Latin America needs to increase its rate of tax collection. With budgets tight and capital spending meager, the region can’t tolerate rates of evasion for personal and corporate income taxes of up to 50% in many countries. Moreover, in a region already very unequal, tax evasion tends to increase inequality.
But the challenges of improving tax collection are immense. Apart from individuals’ self-interest in avoiding payments, tax forms and penalties can be bewilderingly confusing and complex. And, as we know from behavioral economics, people have limited attention spans. We have to make things simpler. Even those whose intentions are noble may ultimately fail to pay their taxes if the process overly stresses their ability to focus and comprehend.
Testing a behavioral intervention
In a recent experiment, Edgar Castro and I decided to explore the effectiveness of a behavioral intervention that makes it easier for citizens to grasp tax information and calculate their payments, and we found a clear benefit.
We also were able to evaluate the highly controversial practice of granting tax amnesties, which offer reductions on fines and interest charges when citizens pay their debts. This element of our study provided a warning: These programs may generate a moral hazard. Indeed, as it became clear that penalties for non-payment might ultimately be forgiven or reduced, attitudes changed. Some people, losing their fear of retribution, stopped paying. Lax treatment by the government, in short, motivated at least some people to ignore their tax obligations, potentially causing tax revenues to fall in the medium and long term.
Our study unfolded in the context of a 2017 amnesty on property taxes granted by the City of Santa Fe in Argentina. A control group received difficult-to-understand notifications that had been in use in the past. A treatment group received redesigned notices with key information in bold and in color and a table that succinctly described the benefits of different payment plans, with all information personalized for the individual taxpayer. These notices also clearly highlighted the threat of court action.

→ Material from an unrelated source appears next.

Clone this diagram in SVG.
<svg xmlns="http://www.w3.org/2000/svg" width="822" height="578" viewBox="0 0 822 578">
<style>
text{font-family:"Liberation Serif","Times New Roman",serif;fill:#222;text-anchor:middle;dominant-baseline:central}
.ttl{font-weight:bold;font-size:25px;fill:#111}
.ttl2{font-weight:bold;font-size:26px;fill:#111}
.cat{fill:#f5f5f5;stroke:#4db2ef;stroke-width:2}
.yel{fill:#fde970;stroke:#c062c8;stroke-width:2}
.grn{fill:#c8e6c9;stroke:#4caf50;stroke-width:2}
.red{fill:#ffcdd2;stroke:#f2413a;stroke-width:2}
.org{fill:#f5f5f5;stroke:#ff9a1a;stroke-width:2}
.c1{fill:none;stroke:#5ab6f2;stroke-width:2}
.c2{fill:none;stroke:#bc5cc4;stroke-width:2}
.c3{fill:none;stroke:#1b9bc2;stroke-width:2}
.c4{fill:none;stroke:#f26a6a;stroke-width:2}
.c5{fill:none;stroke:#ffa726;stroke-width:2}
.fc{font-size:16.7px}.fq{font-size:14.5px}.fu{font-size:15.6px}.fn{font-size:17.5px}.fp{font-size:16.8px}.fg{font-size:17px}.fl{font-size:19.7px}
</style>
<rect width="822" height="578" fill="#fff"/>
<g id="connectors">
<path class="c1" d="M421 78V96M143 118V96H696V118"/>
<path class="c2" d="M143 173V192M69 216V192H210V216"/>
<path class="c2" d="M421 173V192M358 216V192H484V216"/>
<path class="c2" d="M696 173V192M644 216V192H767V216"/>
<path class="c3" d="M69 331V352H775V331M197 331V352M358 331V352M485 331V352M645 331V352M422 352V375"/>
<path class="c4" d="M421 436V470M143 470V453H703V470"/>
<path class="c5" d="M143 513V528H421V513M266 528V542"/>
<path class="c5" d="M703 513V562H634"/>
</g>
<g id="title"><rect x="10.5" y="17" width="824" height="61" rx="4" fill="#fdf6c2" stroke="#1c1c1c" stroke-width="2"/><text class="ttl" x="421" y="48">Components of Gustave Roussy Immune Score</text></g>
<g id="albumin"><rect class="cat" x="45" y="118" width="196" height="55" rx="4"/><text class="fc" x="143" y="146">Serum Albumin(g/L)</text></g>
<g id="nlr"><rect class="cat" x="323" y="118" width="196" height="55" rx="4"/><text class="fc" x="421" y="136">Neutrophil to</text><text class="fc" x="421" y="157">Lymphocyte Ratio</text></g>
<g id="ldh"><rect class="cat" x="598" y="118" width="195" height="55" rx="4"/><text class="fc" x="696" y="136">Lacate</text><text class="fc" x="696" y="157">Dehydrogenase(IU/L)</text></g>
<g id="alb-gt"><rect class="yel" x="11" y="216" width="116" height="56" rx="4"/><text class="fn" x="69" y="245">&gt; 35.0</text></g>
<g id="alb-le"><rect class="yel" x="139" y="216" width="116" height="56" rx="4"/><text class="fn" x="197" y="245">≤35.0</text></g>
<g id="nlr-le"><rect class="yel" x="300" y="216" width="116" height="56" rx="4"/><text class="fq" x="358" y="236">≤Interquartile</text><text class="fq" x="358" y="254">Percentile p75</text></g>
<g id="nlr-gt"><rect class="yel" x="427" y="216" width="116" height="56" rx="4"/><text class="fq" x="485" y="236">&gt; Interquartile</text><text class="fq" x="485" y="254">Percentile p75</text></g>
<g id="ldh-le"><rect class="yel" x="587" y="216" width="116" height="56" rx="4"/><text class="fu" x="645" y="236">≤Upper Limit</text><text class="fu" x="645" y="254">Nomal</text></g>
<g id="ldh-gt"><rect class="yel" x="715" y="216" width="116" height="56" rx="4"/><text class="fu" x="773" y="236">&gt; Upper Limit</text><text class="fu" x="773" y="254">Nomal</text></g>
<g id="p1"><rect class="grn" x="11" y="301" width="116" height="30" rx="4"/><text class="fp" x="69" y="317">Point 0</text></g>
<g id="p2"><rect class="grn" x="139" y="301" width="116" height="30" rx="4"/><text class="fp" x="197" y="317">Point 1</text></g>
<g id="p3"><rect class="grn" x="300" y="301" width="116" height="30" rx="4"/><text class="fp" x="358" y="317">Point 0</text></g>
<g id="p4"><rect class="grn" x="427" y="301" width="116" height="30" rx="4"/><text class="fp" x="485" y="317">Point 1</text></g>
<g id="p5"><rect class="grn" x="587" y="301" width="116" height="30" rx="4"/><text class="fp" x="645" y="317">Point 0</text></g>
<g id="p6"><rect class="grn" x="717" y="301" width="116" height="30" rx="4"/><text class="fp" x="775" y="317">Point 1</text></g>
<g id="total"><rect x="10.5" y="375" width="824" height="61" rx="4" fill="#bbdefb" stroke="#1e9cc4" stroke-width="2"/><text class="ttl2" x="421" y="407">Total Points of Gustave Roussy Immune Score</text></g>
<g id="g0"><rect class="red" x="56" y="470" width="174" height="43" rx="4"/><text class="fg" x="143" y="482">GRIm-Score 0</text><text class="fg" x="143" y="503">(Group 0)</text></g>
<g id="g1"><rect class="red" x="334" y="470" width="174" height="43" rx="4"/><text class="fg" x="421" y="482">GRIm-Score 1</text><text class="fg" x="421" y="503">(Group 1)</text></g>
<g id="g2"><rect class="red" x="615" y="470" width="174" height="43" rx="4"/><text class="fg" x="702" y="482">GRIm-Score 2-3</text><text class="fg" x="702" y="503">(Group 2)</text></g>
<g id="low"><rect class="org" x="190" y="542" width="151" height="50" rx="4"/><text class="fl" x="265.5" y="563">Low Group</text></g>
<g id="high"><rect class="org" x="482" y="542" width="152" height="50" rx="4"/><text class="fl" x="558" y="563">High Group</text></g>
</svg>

Simplified notices and greater tax collection
Unsurprisingly, they had an impact. The treatment group with the more easily understood material, showed a 30% increase in the number of people signing up for the amnesty, with an 8% boost in the amount of money collected. Most of the positive effect, moreover, came from people who decided to pay in a single installment as this involved less interaction with the bureaucracy and fewer interest payments over time.

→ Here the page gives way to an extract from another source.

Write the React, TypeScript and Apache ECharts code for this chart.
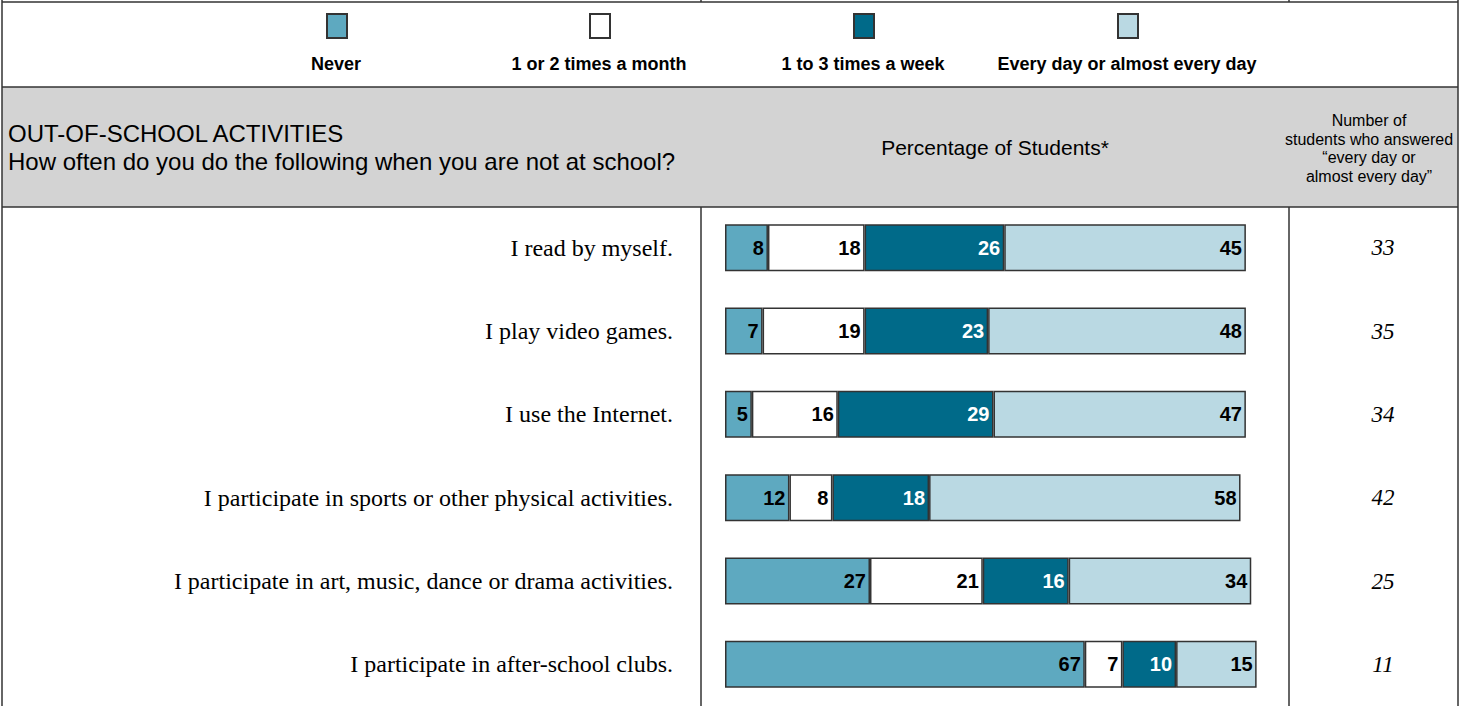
import React, { useEffect, useRef } from "react";
import * as echarts from "echarts";

const categories = [
  "I read by myself.",
  "I play video games.",
  "I use the Internet.",
  "I participate in sports or other physical activities.",
  "I participate in art, music, dance or drama activities.",
  "I participate in after-school clubs.",
];
const seriesNames = [
  "Never",
  "1 or 2 times a month",
  "1 to 3 times a week",
  "Every day or almost every day",
];
const neverValues = [8, 7, 5, 12, 27, 67];
const monthValues = [18, 19, 16, 8, 21, 7];
const weekValues = [26, 23, 29, 18, 16, 10];
const everydayValues = [45, 48, 47, 58, 34, 15];
const answeredCounts = [33, 35, 34, 42, 25, 11];
const headerTitle = "OUT-OF-SCHOOL ACTIVITIES";
const headerQuestion = "How often do you do the following when you are not at school?";
const axisTitle = "Percentage of Students*";
const countTitle = "Number of\nstudents who answered\n\u201cevery day or\nalmost every day\u201d";

const W = 1461;
const H = 706;
const SANS = '"Liberation Sans", Arial, sans-serif';
const SERIF = '"Liberation Serif", "Times New Roman", serif';
const colors = ["#5ea9c0", "#ffffff", "#006a89", "#bad9e3"];
const labelColors = ["#000", "#000", "#fff", "#000"];
const legendCenters = [336, 599, 863, 1127];
const lineColor = "#333";

export default function App() {
  const ref = useRef<HTMLDivElement>(null);
  useEffect(() => {
    if (!ref.current) return;
    const chart = echarts.init(ref.current, null, { renderer: "svg" });
    const dataSets = [neverValues, monthValues, weekValues, everydayValues];

    const series = seriesNames.map((name, i) => ({
      name,
      type: "bar",
      stack: "total",
      yAxisIndex: 0,
      barWidth: 47,
      data: dataSets[i],
      itemStyle: { color: colors[i], borderColor: lineColor, borderWidth: 1.5 },
      label: {
        show: true,
        position: "insideRight",
        distance: 4,
        color: labelColors[i],
        fontFamily: SANS,
        fontWeight: "bold",
        fontSize: 20,
      },
    }));

    const legends = seriesNames.map((name, i) => ({
      data: [name],
      left: legendCenters[i] - 10,
      top: 13,
      itemWidth: 20,
      itemHeight: 24,
      itemGap: 0,
      padding: 0,
      icon: "rect",
      selectedMode: false,
      formatter: () => "",
      textStyle: { fontSize: 1 },
    }));

    const hLine = (x1: number, x2: number, y: number) => ({
      type: "line",
      shape: { x1, y1: y, x2, y2: y },
      style: { stroke: lineColor, lineWidth: 1.5 },
      z: 10,
    });
    const vLine = (x: number, y1: number, y2: number) => ({
      type: "line",
      shape: { x1: x, y1, x2: x, y2 },
      style: { stroke: lineColor, lineWidth: 1.5 },
      z: 10,
    });

    const graphic: any[] = [
      {
        type: "rect",
        shape: { x: 2, y: 87, width: 1456, height: 120 },
        style: { fill: "#d3d3d3" },
        z: 0,
      },
      hLine(2, 1458, 2),
      hLine(2, 1458, 87),
      hLine(2, 1458, 207),
      vLine(2, 0, H),
      vLine(1458, 0, H),
      vLine(701, 0, 2),
      vLine(1289, 0, 2),
      vLine(701, 207, H),
      vLine(1289, 207, H),
      ...seriesNames.map((name, i) => ({
        type: "text",
        x: legendCenters[i],
        y: 64,
        style: {
          text: name,
          fill: "#000",
          font: `bold 18px ${SANS}`,
          align: "center",
          verticalAlign: "middle",
        },
        z: 10,
      })),
      {
        type: "text",
        x: 8,
        y: 133,
        style: { text: headerTitle, fill: "#000", font: `24px ${SANS}`, align: "left", verticalAlign: "middle" },
        z: 10,
      },
      {
        type: "text",
        x: 8,
        y: 161,
        style: { text: headerQuestion, fill: "#000", font: `24px ${SANS}`, align: "left", verticalAlign: "middle" },
        z: 10,
      },
      {
        type: "text",
        x: 995,
        y: 147,
        style: { text: axisTitle, fill: "#000", font: `21px ${SANS}`, align: "center", verticalAlign: "middle" },
        z: 10,
      },
      {
        type: "text",
        x: 1369,
        y: 148.5,
        style: {
          text: countTitle,
          fill: "#000",
          font: `16px ${SANS}`,
          lineHeight: 18.5,
          align: "center",
          verticalAlign: "middle",
        },
        z: 10,
      },
    ];

    chart.setOption({
      animation: false,
      backgroundColor: "#ffffff",
      legend: legends,
      grid: { left: 725, top: 206, width: 537, height: 504, containLabel: false },
      xAxis: { type: "value", min: 0, max: 100, show: false },
      yAxis: [
        {
          type: "category",
          data: categories,
          inverse: true,
          axisLine: { show: false },
          axisTick: { show: false },
          splitLine: { show: false },
          axisLabel: {
            margin: 52,
            color: "#000",
            fontFamily: SERIF,
            fontSize: 24,
            align: "right",
          },
        },
        {
          type: "category",
          data: answeredCounts.map(String),
          inverse: true,
          position: "right",
          axisLine: { show: false },
          axisTick: { show: false },
          splitLine: { show: false },
          axisLabel: {
            margin: 121,
            color: "#000",
            fontFamily: SERIF,
            fontStyle: "italic",
            fontSize: 23,
            align: "center",
          },
        },
      ],
      series,
      graphic,
    });
    return () => chart.dispose();
  }, []);
  return (
    <div
      ref={ref}
      style={{ position: "absolute", left: 0, top: 0, width: W, height: H, background: "#fff" }}
    />
  );
}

We also sought to examine in our field experiment how people who were eligible for participating in the program would fulfill their tax obligations in the next tax payment period. Here we found a 4% drop in compliance. It is difficult to disentangle motivations. But some people may not have had enough money left over after paying their old debts. Others, giving in to the moral hazards problem, simply got the wrong message.

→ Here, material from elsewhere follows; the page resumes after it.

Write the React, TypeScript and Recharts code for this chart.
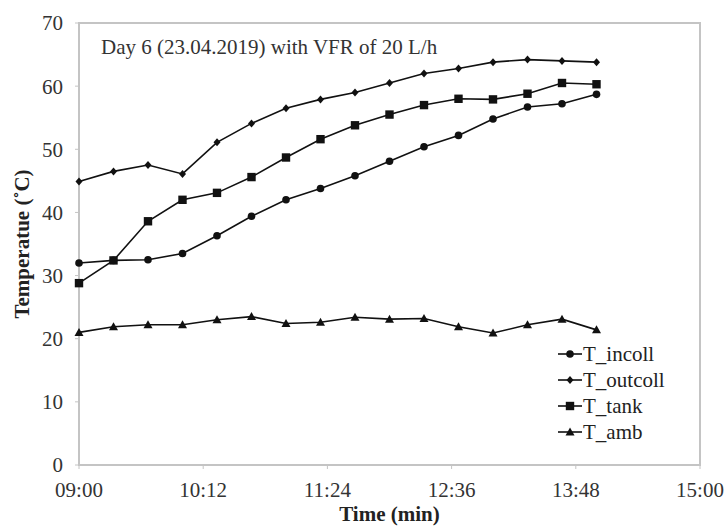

Studies of dozens of tax amnesties at the state level in the United States, using observational data, have revealed that while the measures can boost revenue immediately and help state governments balance their budget, they have detrimental long-term results.
The negative spillovers of tax amnesties
Our study, perhaps the first to test the idea experimentally in the field, adds to the debate. Most worrisome, we discovered, was the way the tax amnesty seemed to influence even citizens who had previously been scrupulous with their tax payments. These may have realized that the cost of not complying was not as high as they had believed; that the threat of enforcement was not as real. And they may have resented their past payments, given that delinquent taxpayers got reductions. The cumulative impact probably damaged tax morale. Among neighbors of people receiving the new notices who had previously paid their taxes compliance in the tax period immediately following the amnesty fell up to six percentage points.
The lessons for tax collection are clear. Making tax information more salient and easy to understand will surely help government efforts by reducing people’s cognitive effort and mitigating the human tendency to ignore information that is too complex. But providing tax amnesties that send the wrong message can more than undo those positive benefits, as they appear to have done in this case.